Der Kunstverein Aschaffenburg zeigt Mike Clouds aufregend-existenzielle Malerei erstmals in Europa. Und gesellt ihr drei eigensinnige Künst­le­r:in­nen zur Seite

Mike Cloud: „MCL Untiteld for Christs Sake“, (2013) Foto: Courtesy Mike Cloud

Von Katharina J. Cichosch

Bilder, die sich dem Primat des Rechtecks verweigern, gab es in der Kunstgeschichte immer wieder.
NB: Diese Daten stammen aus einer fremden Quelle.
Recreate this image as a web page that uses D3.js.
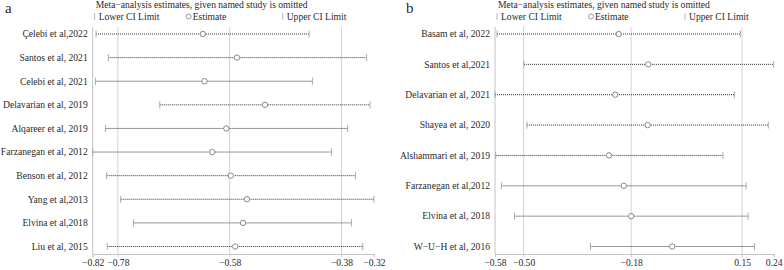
<!DOCTYPE html>
<html>
<head>
<meta charset="utf-8">
<script src="https://cdn.jsdelivr.net/npm/d3@7"></script>
<style>
  body { margin: 0; background: #fff; }
  svg text { font-family: "Liberation Serif", "Times New Roman", Times, serif; fill: #2a2a2a; }
</style>
</head>
<body>
<div id="chart"></div>
<script>
// panel a
const studiesA = ["Çelebi et al,2022", "Santos et al, 2021", "Celebi et al, 2021", "Delavarian et al, 2019",
  "Alqareer et al, 2019", "Farzanegan et al, 2012", "Benson et al, 2012", "Yang et al,2013",
  "Elvina et al,2018", "Liu et al, 2015"];
const estA = [-0.628, -0.567, -0.625, -0.517, -0.586, -0.611, -0.578, -0.549, -0.556, -0.570];
const lowerA = [-0.819, -0.797, -0.820, -0.705, -0.802, -0.825, -0.800, -0.775, -0.752, -0.799];
const upperA = [-0.438, -0.335, -0.432, -0.329, -0.369, -0.398, -0.355, -0.322, -0.362, -0.342];
const ticksA = [-0.825, -0.78, -0.58, -0.38, -0.322];
const tickLabelsA = ["−0.82", "−0.78", "−0.58", "−0.38", "−0.32"];
const gridA = [-0.78, -0.58, -0.38];

// panel b
const studiesB = ["Basam et al, 2022", "Santos et al,2021", "Delavarian et al, 2021", "Shayea et al, 2020",
  "Alshammari et al, 2019", "Farzanegan et al,2012", "Elvina et al, 2018", "W−U−H et al, 2016"];
const estB = [-0.217, -0.129, -0.227, -0.131, -0.246, -0.202, -0.180, -0.058];
const lowerB = [-0.579, -0.499, -0.585, -0.490, -0.583, -0.566, -0.527, -0.301];
const upperB = [0.145, 0.244, 0.127, 0.228, 0.093, 0.162, 0.168, 0.187];
const ticksB = [-0.585, -0.50, -0.18, 0.15, 0.244];
const tickLabelsB = ["−0.58", "−0.50", "−0.18", "0.15", "0.24"];
const gridB = [-0.50, -0.18, 0.15];

const width = 784, height = 270;
const svg = d3.select("#chart").append("svg")
  .attr("width", width)
  .attr("height", height);

drawPanel({ letter: "a", letterX: 5, studies: studiesA, est: estA, lower: lowerA, upper: upperA,
  ticks: ticksA, tickLabels: tickLabelsA, grid: gridA, x0: 92.7, x1: 373.9 });
drawPanel({ letter: "b", letterX: 406, studies: studiesB, est: estB, lower: lowerB, upper: upperB,
  ticks: ticksB, tickLabels: tickLabelsB, grid: gridB, x0: 495, x1: 773.7 });

function drawPanel({ letter, letterX, studies, est, lower, upper, ticks, tickLabels, grid, x0, x1 }) {
  const top = 27, bottom = 254;
  const x = d3.scaleLinear().domain([ticks[0], ticks[ticks.length - 1]]).range([x0, x1]);
  const y = d3.scalePoint().domain(studies).range([34, 246.5]);
  const rows = studies.map((s, i) => ({ s, est: est[i], lo: lower[i], hi: upper[i] }));

  const g = svg.append("g");

  g.append("text")
    .attr("x", letterX).attr("y", 13)
    .attr("font-size", 15)
    .text(letter);

  g.append("text")
    .attr("x", x0 + 3).attr("y", 8)
    .attr("font-size", 9.6)
    .text("Meta−analysis estimates, given named study is omitted");

  // legend
  const leg = g.append("g").attr("font-size", 9.6);
  [[x0 + 2, "Lower CI Limit"], [x0 + 190, "Upper CI Limit"]].forEach(([lx, t]) => {
    leg.append("line").attr("x1", lx).attr("x2", lx).attr("y1", 13).attr("y2", 20)
      .attr("stroke", "#bbb");
    leg.append("text").attr("x", lx + 4).attr("y", 19.5).text(t);
  });
  leg.append("circle").attr("cx", x0 + 96).attr("cy", 16.5).attr("r", 2.5)
    .attr("fill", "none").attr("stroke", "#999");
  leg.append("text").attr("x", x0 + 100).attr("y", 19.5).text("Estimate");

  // grid
  g.append("g").selectAll("line").data(grid).join("line")
    .attr("x1", d => x(d)).attr("x2", d => x(d))
    .attr("y1", top).attr("y2", bottom)
    .attr("stroke", "#d4d4d4");

  // axes
  g.append("line").attr("x1", x0).attr("x2", x0).attr("y1", top).attr("y2", bottom)
    .attr("stroke", "#c4c4c4");

  const axis = g.append("g")
    .attr("transform", `translate(0,${bottom})`)
    .call(d3.axisBottom(x).tickValues(ticks).tickSize(3).tickPadding(2)
      .tickFormat((d, i) => tickLabels[i]));
  axis.attr("font-family", null);
  axis.select(".domain").attr("stroke", "#c4c4c4");
  axis.selectAll(".tick line").attr("stroke", "#c4c4c4");
  axis.selectAll(".tick text").attr("font-size", 9.6).attr("fill", "#2a2a2a");

  // study labels
  g.append("g").selectAll("text").data(rows).join("text")
    .attr("x", x0 - 5).attr("y", d => y(d.s) + 3.3)
    .attr("text-anchor", "end")
    .attr("font-size", 9.6)
    .text(d => d.s);

  // CI lines
  g.append("g").selectAll("line").data(rows).join("line")
    .attr("x1", d => x(d.lo)).attr("x2", d => x(d.hi))
    .attr("y1", d => y(d.s)).attr("y2", d => y(d.s))
    .attr("stroke", "#333").attr("stroke-dasharray", "1,1");

  const caps = g.append("g").attr("stroke", "#aaa");
  rows.forEach(d => {
    [d.lo, d.hi].forEach(v => {
      caps.append("line")
        .attr("x1", x(v)).attr("x2", x(v))
        .attr("y1", y(d.s) - 3.5).attr("y2", y(d.s) + 3.5);
    });
  });

  g.append("g").selectAll("circle").data(rows).join("circle")
    .attr("cx", d => x(d.est)).attr("cy", d => y(d.s))
    .attr("r", 2.7)
    .attr("fill", "#fff").attr("stroke", "#888");
}
</script>
</body>
</html>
Aber man darf wohl mit einiger Sicherheit sagen, dass niemand die geformte Leinwand so interpretiert hat wie Mike Cloud: Zwei-, drei- und vierfach sich überkreuzende Bildflächen sieht man bei ihm und jede einzelne ist in sich aus geometrischen Grundformen zusammengesetzt, eingerahmt von Holzleisten, auf die der Künstler aus Chicago besagten Malgrund nicht fein säuberlich aufgezogen, sondern mit Metallklammern angetackert hat. Kunstvolle Artefakte, die einem eigenen Geheimwissen zu folgen scheinen.

So wie „S of B“, eine rund zweieinhalb Meter hohe und an ihrer breitesten Stelle zwei Meter lange Bildgewalt: Einzelne Leinwandfetzen sind mit einer orange-gelb-braunen Farbpalette bearbeitet, streng abstrakt, nur einige Würfelformen lassen sich erkennen. Die hölzernen Tragestangen, sonst unsichtbares Grundgerüst der Malerleinwand, liegen blank. Auf ihnen hat Cloud Hinweise angebracht, es sind Bleistiftlettern auf Papier: Cheyenne Brando, Sandra Bland, David Carradine. Oben ragt ein roséfarbener Strick aus dem Bild, das seinerseits auf einem Sockel aus gestapelten Holzresten montiert steht.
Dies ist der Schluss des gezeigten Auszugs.